Ces sanctuaires qui nous fascinent
L’été passé, j’étais à Wittenberg et l’église de son château. Pour la première fois, je me trouvais devant la célébrissime Porte des thèses. C’est contre elle que Martin Luther apposait nonante-cinq thèses pour provoquer une dispute. L’enjeu pour l’époque était celui-ci: la vente des indulgences correspond-elle aux intentions de Jésus? Cet événement produisit une réforme théologique qui s’est répandue largement. Pour le pasteur réformé que je suis, ce face-à-face avec ce monument d’histoire est à marquer d’une pierre blanche. Mais bien que j’aie apprécié la visite, je n’ai rien perçu de particulier; aucune inspiration notoire ne m’a traversé. L’atmosphère du moment était terne, un ciel pluvieux plongeait sur une place de l’église déserte. Rien à voir avec l’effervescence suscitée par le geste audacieux du moine allemand.

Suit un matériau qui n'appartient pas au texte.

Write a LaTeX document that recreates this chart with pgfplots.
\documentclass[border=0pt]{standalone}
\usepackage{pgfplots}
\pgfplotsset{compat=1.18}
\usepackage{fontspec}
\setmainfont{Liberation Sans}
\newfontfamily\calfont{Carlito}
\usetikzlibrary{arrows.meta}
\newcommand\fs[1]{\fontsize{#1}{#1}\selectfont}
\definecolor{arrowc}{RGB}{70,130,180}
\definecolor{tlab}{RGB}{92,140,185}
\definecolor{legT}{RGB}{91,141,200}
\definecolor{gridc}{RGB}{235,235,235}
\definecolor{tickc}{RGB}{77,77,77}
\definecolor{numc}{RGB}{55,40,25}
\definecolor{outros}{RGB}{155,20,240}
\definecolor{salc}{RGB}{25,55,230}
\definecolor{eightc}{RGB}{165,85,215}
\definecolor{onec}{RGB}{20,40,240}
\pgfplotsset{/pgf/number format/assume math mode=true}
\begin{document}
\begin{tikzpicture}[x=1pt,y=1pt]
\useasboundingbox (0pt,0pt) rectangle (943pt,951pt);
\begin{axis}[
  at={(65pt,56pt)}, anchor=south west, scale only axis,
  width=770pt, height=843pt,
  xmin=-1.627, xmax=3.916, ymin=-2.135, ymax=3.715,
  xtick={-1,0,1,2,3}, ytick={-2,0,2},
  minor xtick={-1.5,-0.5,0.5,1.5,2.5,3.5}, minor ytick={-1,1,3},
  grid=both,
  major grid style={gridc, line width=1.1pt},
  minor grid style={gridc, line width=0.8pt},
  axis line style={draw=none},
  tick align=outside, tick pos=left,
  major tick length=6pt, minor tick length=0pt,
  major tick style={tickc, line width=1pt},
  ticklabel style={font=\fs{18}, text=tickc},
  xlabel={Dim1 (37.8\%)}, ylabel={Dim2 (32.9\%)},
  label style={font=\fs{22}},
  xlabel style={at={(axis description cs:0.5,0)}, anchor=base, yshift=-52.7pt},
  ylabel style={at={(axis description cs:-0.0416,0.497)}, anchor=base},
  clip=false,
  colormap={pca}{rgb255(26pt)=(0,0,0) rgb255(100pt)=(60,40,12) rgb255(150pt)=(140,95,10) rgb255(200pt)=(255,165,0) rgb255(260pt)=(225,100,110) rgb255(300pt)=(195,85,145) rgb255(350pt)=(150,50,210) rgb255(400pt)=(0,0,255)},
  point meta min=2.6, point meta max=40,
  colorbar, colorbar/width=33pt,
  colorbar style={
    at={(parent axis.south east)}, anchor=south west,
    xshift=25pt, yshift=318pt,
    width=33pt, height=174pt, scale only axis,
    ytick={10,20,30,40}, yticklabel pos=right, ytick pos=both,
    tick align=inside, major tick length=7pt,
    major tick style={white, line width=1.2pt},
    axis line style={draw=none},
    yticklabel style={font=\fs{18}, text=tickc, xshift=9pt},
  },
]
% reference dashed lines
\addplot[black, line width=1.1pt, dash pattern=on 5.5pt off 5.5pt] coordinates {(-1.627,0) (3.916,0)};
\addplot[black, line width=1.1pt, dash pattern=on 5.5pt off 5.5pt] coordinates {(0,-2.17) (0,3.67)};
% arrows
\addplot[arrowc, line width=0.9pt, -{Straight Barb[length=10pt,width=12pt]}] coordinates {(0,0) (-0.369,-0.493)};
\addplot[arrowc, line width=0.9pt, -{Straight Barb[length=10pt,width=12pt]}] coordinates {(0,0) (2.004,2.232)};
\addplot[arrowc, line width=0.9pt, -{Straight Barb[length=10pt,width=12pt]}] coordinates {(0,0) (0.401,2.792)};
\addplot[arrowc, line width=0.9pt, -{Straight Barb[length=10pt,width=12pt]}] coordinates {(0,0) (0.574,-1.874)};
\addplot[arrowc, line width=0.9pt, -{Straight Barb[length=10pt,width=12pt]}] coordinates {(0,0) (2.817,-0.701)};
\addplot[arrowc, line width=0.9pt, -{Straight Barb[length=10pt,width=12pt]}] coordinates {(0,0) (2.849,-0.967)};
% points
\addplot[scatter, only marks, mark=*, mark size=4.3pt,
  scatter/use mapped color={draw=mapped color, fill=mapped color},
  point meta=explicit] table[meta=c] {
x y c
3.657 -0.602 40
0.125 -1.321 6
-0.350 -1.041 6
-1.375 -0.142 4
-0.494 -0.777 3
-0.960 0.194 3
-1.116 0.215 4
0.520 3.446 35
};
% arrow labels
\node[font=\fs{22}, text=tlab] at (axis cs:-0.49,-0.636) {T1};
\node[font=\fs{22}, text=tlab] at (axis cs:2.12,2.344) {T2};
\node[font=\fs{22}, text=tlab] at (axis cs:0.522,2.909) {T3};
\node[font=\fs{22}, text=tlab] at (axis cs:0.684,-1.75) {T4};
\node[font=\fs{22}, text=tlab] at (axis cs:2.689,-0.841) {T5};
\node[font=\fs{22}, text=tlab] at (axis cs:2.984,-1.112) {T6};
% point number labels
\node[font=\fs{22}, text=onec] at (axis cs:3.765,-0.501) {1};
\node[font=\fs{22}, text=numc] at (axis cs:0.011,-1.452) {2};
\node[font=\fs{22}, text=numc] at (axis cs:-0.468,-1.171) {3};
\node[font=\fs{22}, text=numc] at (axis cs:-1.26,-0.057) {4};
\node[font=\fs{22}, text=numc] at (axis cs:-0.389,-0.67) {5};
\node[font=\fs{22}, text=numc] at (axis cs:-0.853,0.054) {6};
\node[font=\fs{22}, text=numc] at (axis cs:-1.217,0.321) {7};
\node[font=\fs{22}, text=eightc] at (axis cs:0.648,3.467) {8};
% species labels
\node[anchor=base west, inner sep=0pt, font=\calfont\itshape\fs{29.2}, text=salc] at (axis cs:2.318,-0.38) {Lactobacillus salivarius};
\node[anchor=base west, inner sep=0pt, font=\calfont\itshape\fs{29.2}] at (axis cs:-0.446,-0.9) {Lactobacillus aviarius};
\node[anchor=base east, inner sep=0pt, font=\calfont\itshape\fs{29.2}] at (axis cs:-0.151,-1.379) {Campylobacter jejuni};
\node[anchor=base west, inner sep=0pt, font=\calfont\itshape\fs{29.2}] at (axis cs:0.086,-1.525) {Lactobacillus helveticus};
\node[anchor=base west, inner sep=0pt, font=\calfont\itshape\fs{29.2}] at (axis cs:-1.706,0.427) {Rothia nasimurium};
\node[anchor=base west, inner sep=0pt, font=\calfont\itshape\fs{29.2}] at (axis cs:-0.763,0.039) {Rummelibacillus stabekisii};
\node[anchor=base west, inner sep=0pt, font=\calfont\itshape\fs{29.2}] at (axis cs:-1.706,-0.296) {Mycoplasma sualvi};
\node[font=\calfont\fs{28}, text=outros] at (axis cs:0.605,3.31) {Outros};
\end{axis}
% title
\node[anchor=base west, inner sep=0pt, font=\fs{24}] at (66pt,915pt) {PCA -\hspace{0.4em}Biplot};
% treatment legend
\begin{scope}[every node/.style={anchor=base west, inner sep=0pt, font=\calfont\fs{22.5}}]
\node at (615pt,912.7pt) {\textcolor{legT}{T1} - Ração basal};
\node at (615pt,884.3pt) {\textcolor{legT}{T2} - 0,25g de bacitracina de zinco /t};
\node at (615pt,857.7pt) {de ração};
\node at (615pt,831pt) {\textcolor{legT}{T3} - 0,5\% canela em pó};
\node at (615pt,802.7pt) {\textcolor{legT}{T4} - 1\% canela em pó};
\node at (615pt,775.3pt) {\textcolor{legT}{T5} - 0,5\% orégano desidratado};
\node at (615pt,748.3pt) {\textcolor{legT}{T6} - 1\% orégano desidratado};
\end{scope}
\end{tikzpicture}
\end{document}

Qu’attend-on au juste de ces rendez-vous avec nos sanctuaires chrétiens? Ne s’agit-il pas de bâtiments souvent ordinaires? Cela ne devrait pas nous surprendre. En effet, avant qu’un événement notoire leur donne de l’importance, ces lieux étaient sans relief particulier. Des églises et des villes sont devenues des lieux saints parce que, à un moment de son existence, une personne y a pris une décision fondamentale face à son Dieu. Les événements qui ont suivi ont été significatifs au point que de nombreux pèlerins parcourent aujourd’hui des dis- tances considérables pour les voir.

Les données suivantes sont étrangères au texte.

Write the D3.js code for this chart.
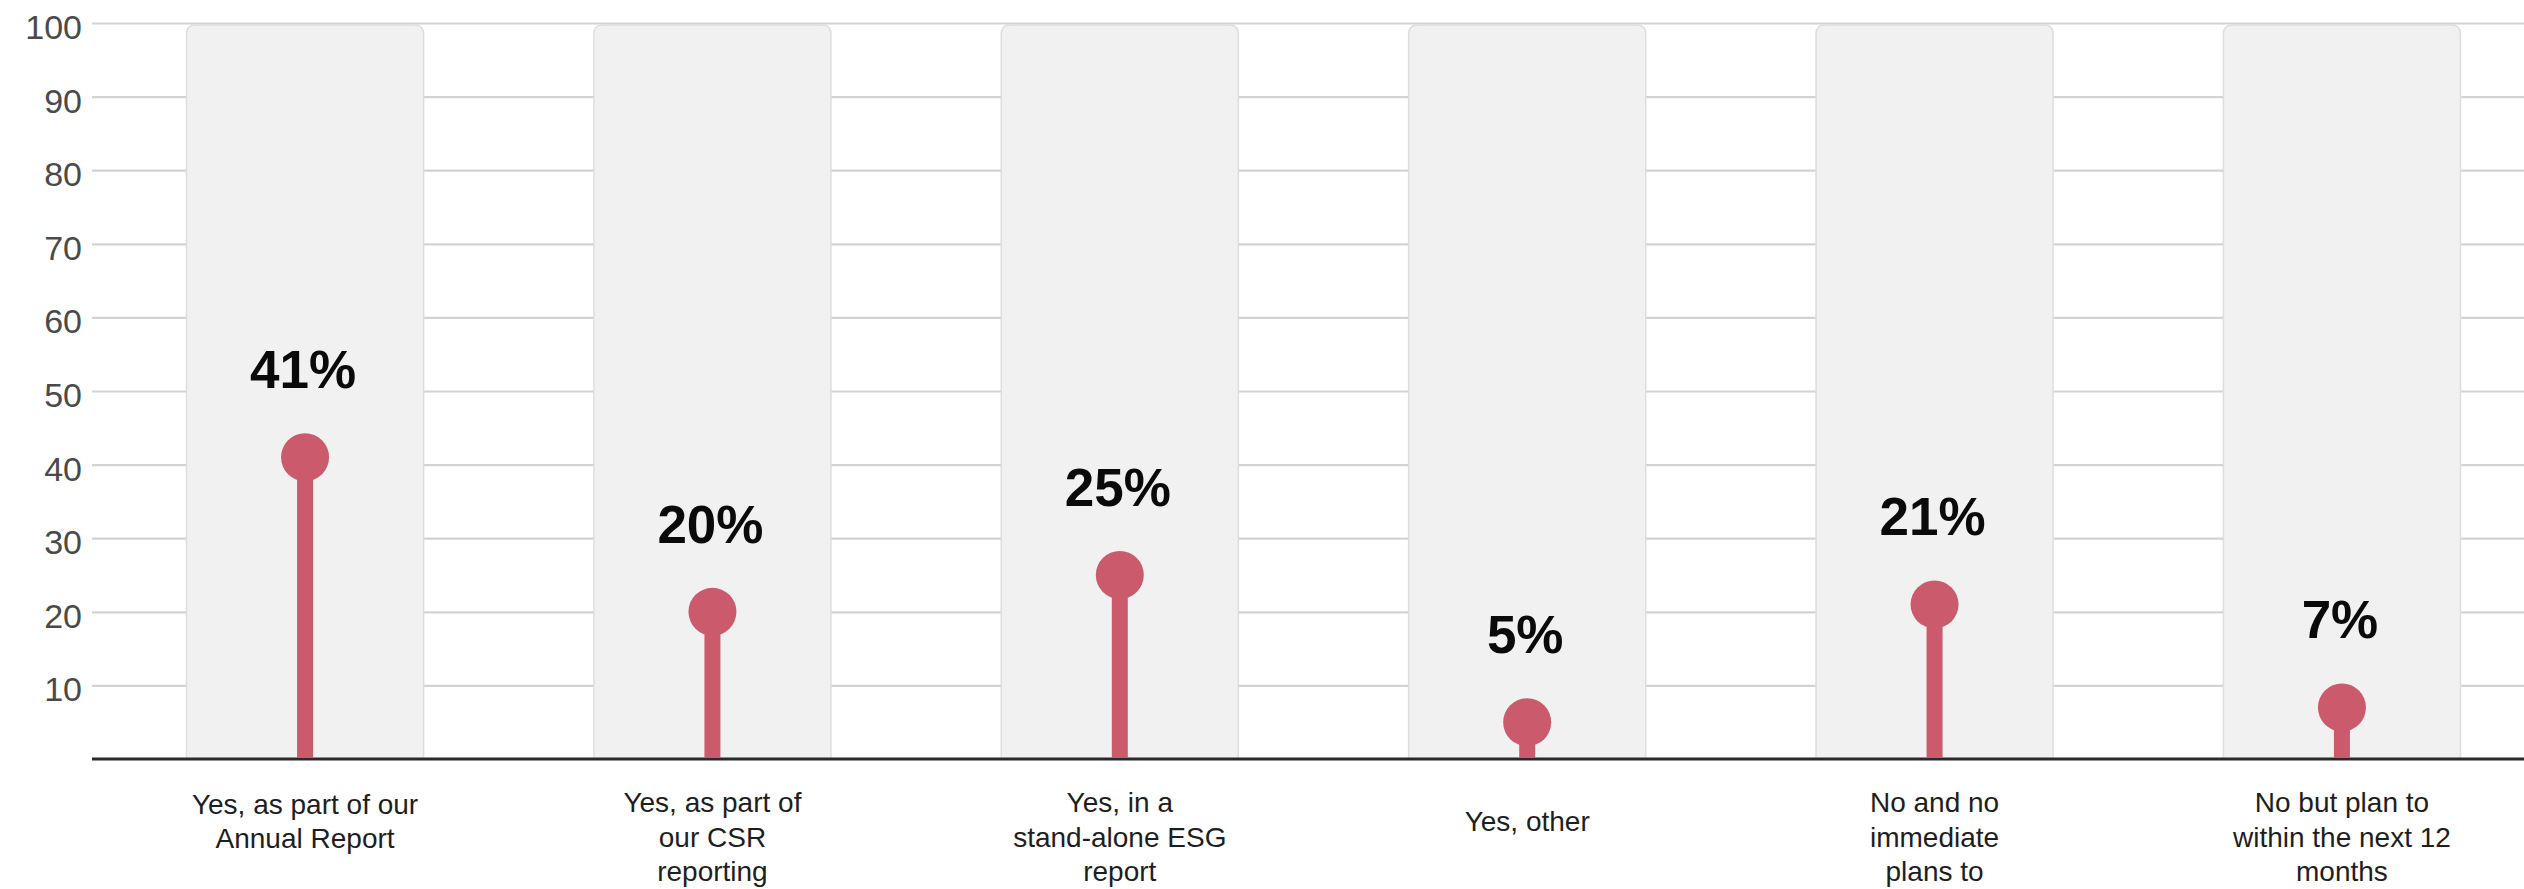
<!DOCTYPE html>
<html>
<head>
<meta charset="utf-8">
<script src="https://cdn.jsdelivr.net/npm/d3@7"></script>
<style>
  html, body { margin: 0; padding: 0; background: #ffffff; }
  svg { display: block; }
  text { font-family: "Liberation Sans", Arial, Helvetica, sans-serif; }
</style>
</head>
<body>
<svg id="chart" width="2524" height="889"></svg>
<script>
// Share of respondents reporting on ESG, by reporting channel
const categories = [
  ["Yes, as part of our", "Annual Report"],
  ["Yes, as part of", "our CSR", "reporting"],
  ["Yes, in a", "stand-alone ESG", "report"],
  ["Yes, other"],
  ["No and no", "immediate", "plans to"],
  ["No but plan to", "within the next 12", "months"]
];
const values = [41, 20, 25, 5, 21, 7];
const yTicks = [10, 20, 30, 40, 50, 60, 70, 80, 90, 100];

const W = 2524, H = 889;
const plotLeft = 92, plotRight = 2555, plotTop = 23, plotBottom = 759;

const svg = d3.select("#chart");

const x = d3.scaleBand()
  .domain(d3.range(categories.length))
  .range([plotLeft, plotRight])
  .paddingInner(0.418)
  .paddingOuter(0.232);

const y = d3.scaleLinear()
  .domain([0, 100])
  .range([plotBottom, plotTop]);

// Horizontal gridlines with value labels
const yAxis = svg.append("g")
  .attr("transform", `translate(${plotLeft},0)`)
  .call(d3.axisLeft(y).tickValues(yTicks).tickSize(-(W - plotLeft)).tickPadding(10));
yAxis.select(".domain").remove();
yAxis.selectAll(".tick line").attr("stroke", "#d3d3d3").attr("stroke-width", 2.2);
yAxis.selectAll(".tick text")
  .attr("fill", "#4a4a4a")
  .attr("font-size", 34)
  .attr("dy", null)
  .attr("y", 15.5);

// Background columns with rounded tops
const colR = 9;
const colPath = (x0, w, top, bottom) =>
  `M${x0},${bottom} L${x0},${top + colR} Q${x0},${top} ${x0 + colR},${top} ` +
  `L${x0 + w - colR},${top} Q${x0 + w},${top} ${x0 + w},${top + colR} L${x0 + w},${bottom} Z`;

svg.append("g").selectAll("path")
  .data(categories)
  .join("path")
  .attr("d", (d, i) => colPath(x(i), x.bandwidth(), y(100) + 2, y(0)))
  .attr("fill", "#f1f1f1")
  .attr("stroke", "#dedede")
  .attr("stroke-width", 1.5);

// Baseline
svg.append("line")
  .attr("x1", plotLeft).attr("x2", W)
  .attr("y1", y(0)).attr("y2", y(0))
  .attr("stroke", "#2a2a2a")
  .attr("stroke-width", 3);

const cx = i => x(i) + x.bandwidth() / 2;
const red = "#cb5b6c";

// Lollipop stems
svg.append("g").selectAll("line")
  .data(values)
  .join("line")
  .attr("x1", (d, i) => cx(i)).attr("x2", (d, i) => cx(i))
  .attr("y1", y(0) - 1).attr("y2", d => y(d))
  .attr("stroke", red)
  .attr("stroke-width", 16);

// Lollipop heads
svg.append("g").selectAll("circle")
  .data(values)
  .join("circle")
  .attr("cx", (d, i) => cx(i))
  .attr("cy", d => y(d))
  .attr("r", 24)
  .attr("fill", red);

// Value labels
svg.append("g").selectAll("text")
  .data(values)
  .join("text")
  .attr("x", (d, i) => cx(i) - 2)
  .attr("y", d => y(d) - 69)
  .attr("text-anchor", "middle")
  .attr("font-size", 53)
  .attr("font-weight", "bold")
  .attr("fill", "#0a0a0a")
  .text(d => d + "%");

// Category labels, wrapped over several lines
const lineH = 34.5;
const catG = svg.append("g");
categories.forEach((lines, i) => {
  const first = Math.max(812, 831 - (lines.length - 1) / 2 * lineH);
  const t = catG.append("text")
    .attr("text-anchor", "middle")
    .attr("font-size", 28)
    .attr("fill", "#1e1e1e");
  lines.forEach((ln, j) => {
    t.append("tspan")
      .attr("x", cx(i))
      .attr("y", first + j * lineH)
      .text(ln);
  });
});
</script>
</body>
</html>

Le moment importe plus que l’endroit
Keith Miller, un auteur et conférencier américain du XXe siècle, rapporte la prédication de l’un de ses amis. Celui-ci évoquait les endroits propices à l’épanouissement de notre foi et à nos engagements. Il parlait de Moïse et de sa visitation devant un buisson qui brûlait sans pourtant se consumer, dans un coin de désert. A sa prédication, il avait donné ce titre: «N’importe quel buisson fera l’affaire». Il semble que les «lieux saints» potentiels ne se trouvent pas au sein de sites majestueux. Nos lieux saints émergent de circonstances imprévisibles telles que, parvenu·es au bout de nous-mêmes, nous nous tournons vers Dieu pour lui offrir notre cœur, résolument. C’est un ensemble de facteurs qui font naître un unique sanctuaire: un processus décisionnel engendre des actes importants... à un endroit probablement insignifiant.

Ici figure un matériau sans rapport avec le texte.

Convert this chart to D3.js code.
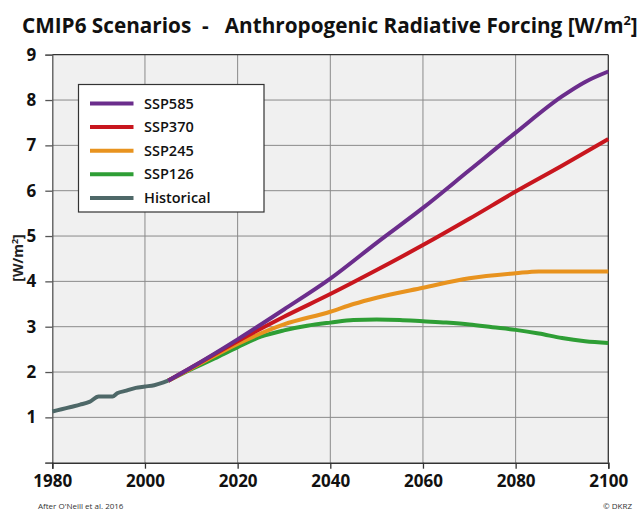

Tout lieu où la foi prend vie peut représenter un sanctuaire chrétien, que ce soit un sentier, un évier de cuisine ou une chaise de bureau. Quand je considère ma propre trajectoire, je repense à deux moments clés de mon éclosion spirituelle. Lors du premier, je réalisais que je traçais mon petit bonhomme de chemin à côté du Royaume de Dieu; une douloureuse prise de conscience qui m’a amené à ma conversion au Christ. Lors du second, je me suis positionné à la suite du Seigneur, en abandonnant entre ses mains mes destinées affective et professionnelle. Le premier de ces moments avait pour contexte un bout de pâturage du Jura bernois; quant au second, il s’agissait d’une salle du Palais de Beaulieu à Lausanne. C’est tout vu, pas moyen d’en faire des spots de pèlerinage.